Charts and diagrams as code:
# # # #
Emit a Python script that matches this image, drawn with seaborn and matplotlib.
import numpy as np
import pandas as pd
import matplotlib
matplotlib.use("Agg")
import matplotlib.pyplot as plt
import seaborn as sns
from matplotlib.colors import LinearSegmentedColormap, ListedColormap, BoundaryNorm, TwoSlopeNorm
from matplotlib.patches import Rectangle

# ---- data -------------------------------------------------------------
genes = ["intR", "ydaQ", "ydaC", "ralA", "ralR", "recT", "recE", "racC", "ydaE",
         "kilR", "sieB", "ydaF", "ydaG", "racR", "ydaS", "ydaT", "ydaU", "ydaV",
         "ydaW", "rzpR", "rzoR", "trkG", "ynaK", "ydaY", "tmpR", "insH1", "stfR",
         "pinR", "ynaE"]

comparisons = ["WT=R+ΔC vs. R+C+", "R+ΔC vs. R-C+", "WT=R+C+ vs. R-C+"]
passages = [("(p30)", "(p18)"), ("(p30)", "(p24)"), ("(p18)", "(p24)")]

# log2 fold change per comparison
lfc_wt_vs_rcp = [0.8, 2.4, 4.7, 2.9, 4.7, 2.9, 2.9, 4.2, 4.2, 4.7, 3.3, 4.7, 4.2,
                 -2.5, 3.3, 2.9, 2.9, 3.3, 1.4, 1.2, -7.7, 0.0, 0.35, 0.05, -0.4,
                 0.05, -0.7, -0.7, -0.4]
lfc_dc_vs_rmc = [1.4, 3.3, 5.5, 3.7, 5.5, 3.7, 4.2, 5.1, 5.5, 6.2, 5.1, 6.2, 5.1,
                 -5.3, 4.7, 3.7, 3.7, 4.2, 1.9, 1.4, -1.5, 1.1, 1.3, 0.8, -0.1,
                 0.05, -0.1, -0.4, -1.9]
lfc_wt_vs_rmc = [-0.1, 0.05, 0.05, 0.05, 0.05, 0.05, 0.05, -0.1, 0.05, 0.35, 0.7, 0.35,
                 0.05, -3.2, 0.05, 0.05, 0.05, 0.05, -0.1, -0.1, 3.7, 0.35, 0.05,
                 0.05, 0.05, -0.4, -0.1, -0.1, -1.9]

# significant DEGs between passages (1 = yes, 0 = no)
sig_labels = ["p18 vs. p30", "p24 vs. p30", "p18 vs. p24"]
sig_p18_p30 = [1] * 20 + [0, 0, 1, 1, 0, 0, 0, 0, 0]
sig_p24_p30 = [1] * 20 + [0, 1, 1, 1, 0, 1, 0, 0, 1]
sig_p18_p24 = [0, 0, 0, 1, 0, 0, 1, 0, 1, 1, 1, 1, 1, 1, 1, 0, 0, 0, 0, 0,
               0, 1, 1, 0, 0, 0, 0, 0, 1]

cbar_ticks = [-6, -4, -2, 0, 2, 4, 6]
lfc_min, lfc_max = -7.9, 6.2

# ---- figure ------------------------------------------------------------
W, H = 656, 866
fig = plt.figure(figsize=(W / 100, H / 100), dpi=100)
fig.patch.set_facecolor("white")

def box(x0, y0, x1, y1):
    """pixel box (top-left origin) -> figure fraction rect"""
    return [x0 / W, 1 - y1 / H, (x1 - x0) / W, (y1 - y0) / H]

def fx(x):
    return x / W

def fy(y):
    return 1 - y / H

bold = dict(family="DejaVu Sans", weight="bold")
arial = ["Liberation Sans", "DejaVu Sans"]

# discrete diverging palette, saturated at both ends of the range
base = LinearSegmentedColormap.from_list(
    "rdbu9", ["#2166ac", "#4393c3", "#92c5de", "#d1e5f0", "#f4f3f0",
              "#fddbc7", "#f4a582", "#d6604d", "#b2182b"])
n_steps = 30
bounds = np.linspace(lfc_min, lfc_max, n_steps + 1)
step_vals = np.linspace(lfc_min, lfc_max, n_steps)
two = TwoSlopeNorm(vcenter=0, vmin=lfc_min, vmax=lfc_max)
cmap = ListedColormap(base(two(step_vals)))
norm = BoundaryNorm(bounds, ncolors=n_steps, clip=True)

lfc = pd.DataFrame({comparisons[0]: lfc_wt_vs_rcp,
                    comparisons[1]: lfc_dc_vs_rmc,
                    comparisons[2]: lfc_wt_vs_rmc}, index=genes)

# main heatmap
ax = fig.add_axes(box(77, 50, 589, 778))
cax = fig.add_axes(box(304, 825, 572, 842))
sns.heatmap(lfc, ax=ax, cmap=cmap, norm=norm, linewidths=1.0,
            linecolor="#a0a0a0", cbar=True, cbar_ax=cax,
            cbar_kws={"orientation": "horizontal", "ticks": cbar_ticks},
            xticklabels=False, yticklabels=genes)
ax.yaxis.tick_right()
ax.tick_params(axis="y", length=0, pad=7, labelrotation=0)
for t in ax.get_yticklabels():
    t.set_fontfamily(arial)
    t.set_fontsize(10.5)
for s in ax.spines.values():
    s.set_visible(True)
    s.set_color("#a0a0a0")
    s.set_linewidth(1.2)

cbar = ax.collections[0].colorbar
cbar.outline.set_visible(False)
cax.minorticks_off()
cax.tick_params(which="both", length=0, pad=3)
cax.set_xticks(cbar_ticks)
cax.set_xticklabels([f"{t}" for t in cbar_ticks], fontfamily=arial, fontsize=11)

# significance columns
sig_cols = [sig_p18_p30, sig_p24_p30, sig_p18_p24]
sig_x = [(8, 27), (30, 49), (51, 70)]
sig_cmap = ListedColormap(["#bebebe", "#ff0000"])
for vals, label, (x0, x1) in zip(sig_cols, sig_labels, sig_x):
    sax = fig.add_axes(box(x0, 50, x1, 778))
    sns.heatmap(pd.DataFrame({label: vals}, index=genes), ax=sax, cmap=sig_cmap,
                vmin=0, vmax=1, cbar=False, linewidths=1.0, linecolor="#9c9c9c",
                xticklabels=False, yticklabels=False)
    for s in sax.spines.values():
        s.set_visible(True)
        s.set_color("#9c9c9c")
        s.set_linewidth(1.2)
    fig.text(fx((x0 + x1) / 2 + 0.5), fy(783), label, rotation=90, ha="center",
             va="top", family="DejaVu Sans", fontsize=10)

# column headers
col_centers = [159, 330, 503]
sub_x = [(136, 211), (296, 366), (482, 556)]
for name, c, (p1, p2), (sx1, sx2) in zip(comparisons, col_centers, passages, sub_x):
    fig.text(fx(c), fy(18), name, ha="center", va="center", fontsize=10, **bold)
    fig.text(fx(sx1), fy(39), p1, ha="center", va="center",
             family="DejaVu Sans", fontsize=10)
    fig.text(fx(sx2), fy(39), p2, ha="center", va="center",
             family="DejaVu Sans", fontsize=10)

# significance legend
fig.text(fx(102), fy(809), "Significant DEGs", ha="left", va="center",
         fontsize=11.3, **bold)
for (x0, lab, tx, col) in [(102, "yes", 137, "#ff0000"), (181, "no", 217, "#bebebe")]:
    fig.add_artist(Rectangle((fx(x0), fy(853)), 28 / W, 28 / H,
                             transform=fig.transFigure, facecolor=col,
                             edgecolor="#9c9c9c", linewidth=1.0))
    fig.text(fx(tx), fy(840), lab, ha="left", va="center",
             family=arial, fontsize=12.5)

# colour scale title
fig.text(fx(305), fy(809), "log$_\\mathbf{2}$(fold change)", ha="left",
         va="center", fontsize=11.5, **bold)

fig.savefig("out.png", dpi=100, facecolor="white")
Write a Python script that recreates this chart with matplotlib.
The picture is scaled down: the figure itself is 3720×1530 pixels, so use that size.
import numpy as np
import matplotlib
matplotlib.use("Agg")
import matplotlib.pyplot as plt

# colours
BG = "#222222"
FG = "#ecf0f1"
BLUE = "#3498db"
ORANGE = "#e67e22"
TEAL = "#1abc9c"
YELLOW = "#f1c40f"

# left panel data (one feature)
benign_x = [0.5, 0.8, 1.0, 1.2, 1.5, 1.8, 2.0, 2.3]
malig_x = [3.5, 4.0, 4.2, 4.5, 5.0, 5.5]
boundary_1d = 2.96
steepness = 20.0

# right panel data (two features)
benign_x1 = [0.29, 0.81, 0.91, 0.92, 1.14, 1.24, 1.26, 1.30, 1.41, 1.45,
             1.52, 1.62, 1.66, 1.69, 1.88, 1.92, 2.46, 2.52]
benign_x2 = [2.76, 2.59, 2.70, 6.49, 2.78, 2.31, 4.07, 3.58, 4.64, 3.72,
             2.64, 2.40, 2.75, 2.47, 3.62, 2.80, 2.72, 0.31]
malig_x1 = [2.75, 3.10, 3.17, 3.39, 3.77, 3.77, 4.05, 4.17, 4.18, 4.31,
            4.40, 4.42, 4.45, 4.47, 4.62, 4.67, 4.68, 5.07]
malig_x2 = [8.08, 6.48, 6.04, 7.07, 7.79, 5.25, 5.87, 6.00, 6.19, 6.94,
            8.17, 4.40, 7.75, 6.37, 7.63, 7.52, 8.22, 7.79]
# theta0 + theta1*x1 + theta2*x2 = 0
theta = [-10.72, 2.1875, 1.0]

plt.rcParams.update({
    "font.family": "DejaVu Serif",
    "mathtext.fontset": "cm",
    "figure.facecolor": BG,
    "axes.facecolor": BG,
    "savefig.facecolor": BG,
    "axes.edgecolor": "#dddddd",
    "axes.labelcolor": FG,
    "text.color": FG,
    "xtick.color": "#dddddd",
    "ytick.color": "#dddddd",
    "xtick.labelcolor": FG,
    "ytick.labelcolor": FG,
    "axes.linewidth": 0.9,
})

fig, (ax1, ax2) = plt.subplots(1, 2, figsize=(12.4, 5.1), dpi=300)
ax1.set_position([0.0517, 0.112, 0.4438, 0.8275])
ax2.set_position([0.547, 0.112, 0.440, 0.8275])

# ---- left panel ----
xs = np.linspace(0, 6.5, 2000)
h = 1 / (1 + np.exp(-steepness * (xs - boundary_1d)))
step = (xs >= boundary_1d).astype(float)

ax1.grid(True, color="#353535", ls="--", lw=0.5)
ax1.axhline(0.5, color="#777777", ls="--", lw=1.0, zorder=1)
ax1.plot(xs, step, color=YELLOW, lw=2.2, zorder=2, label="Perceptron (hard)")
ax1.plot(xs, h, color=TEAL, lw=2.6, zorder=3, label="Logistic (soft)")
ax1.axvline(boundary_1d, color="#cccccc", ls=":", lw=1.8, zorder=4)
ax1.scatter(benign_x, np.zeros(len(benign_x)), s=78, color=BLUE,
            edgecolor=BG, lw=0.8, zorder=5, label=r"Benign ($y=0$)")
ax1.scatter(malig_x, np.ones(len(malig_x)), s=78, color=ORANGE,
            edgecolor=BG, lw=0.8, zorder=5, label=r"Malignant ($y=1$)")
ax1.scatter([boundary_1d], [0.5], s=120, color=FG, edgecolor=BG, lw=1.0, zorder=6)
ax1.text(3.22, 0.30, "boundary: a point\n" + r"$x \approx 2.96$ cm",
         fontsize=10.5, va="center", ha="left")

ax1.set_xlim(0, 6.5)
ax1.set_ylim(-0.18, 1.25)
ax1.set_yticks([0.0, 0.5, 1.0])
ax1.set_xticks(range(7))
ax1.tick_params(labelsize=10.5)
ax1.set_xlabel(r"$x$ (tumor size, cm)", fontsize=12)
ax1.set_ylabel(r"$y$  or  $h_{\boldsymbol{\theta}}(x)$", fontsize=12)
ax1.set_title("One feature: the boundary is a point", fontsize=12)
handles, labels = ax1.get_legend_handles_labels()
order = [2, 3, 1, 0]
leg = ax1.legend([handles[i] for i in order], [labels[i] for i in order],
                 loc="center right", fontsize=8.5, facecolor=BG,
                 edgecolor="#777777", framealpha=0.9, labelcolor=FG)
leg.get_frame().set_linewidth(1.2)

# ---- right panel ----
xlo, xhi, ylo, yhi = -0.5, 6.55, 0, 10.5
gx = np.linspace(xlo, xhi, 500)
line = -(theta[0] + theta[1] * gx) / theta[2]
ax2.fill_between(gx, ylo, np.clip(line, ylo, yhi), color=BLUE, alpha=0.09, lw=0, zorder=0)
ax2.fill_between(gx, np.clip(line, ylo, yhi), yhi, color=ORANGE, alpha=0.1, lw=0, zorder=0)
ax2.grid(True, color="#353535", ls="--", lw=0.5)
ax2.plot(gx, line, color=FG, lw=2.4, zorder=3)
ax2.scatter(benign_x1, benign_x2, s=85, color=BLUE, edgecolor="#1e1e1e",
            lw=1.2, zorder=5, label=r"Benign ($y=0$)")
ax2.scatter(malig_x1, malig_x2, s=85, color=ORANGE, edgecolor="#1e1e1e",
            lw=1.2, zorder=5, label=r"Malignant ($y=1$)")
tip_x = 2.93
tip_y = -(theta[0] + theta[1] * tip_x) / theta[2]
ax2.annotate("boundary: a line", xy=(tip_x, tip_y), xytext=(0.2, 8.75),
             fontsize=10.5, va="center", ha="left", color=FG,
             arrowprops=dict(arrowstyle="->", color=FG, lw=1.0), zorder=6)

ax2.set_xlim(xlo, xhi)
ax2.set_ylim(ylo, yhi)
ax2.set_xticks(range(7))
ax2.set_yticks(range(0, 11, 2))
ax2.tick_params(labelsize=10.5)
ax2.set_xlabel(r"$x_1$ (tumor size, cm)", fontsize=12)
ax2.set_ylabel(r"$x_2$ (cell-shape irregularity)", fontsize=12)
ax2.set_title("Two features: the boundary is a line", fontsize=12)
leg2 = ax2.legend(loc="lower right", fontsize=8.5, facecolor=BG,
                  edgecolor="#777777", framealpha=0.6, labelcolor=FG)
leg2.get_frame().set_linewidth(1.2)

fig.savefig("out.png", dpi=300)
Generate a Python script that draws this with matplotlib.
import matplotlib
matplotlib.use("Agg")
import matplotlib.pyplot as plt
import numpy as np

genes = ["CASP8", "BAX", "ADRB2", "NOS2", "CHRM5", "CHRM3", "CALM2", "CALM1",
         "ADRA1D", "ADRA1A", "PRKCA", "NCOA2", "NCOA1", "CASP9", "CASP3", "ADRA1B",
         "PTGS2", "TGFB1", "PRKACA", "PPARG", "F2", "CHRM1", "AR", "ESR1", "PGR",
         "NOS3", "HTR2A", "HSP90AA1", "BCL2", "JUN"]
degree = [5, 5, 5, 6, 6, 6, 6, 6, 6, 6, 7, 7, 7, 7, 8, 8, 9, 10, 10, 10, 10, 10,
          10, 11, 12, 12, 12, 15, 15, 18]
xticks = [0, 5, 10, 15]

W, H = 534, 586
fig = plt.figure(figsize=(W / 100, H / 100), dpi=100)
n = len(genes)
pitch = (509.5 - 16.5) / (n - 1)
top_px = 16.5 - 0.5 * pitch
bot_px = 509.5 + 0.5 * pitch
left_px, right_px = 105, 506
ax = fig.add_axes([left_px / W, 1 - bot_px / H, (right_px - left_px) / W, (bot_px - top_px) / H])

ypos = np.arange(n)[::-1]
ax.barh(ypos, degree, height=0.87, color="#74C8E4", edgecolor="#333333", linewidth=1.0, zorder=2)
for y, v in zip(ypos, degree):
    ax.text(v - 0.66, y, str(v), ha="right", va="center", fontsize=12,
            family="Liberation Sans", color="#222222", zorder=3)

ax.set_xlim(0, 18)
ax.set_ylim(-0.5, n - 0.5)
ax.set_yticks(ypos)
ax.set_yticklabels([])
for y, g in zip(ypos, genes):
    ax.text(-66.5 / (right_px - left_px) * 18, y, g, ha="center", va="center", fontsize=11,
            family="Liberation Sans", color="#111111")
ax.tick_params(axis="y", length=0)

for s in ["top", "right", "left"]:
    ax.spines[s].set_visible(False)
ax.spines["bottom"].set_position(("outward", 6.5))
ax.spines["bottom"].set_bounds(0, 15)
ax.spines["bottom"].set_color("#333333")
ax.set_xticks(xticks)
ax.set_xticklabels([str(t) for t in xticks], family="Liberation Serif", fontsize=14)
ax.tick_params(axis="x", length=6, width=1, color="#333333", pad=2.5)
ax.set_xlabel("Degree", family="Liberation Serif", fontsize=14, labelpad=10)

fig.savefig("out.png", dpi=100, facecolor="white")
# # # #
Return each line among the entries that holds the word "this".

Emit a Python script that matches this image, drawn with seaborn and matplotlib.
Write a Python script that recreates this chart with matplotlib.
Generate a Python script that draws this with matplotlib.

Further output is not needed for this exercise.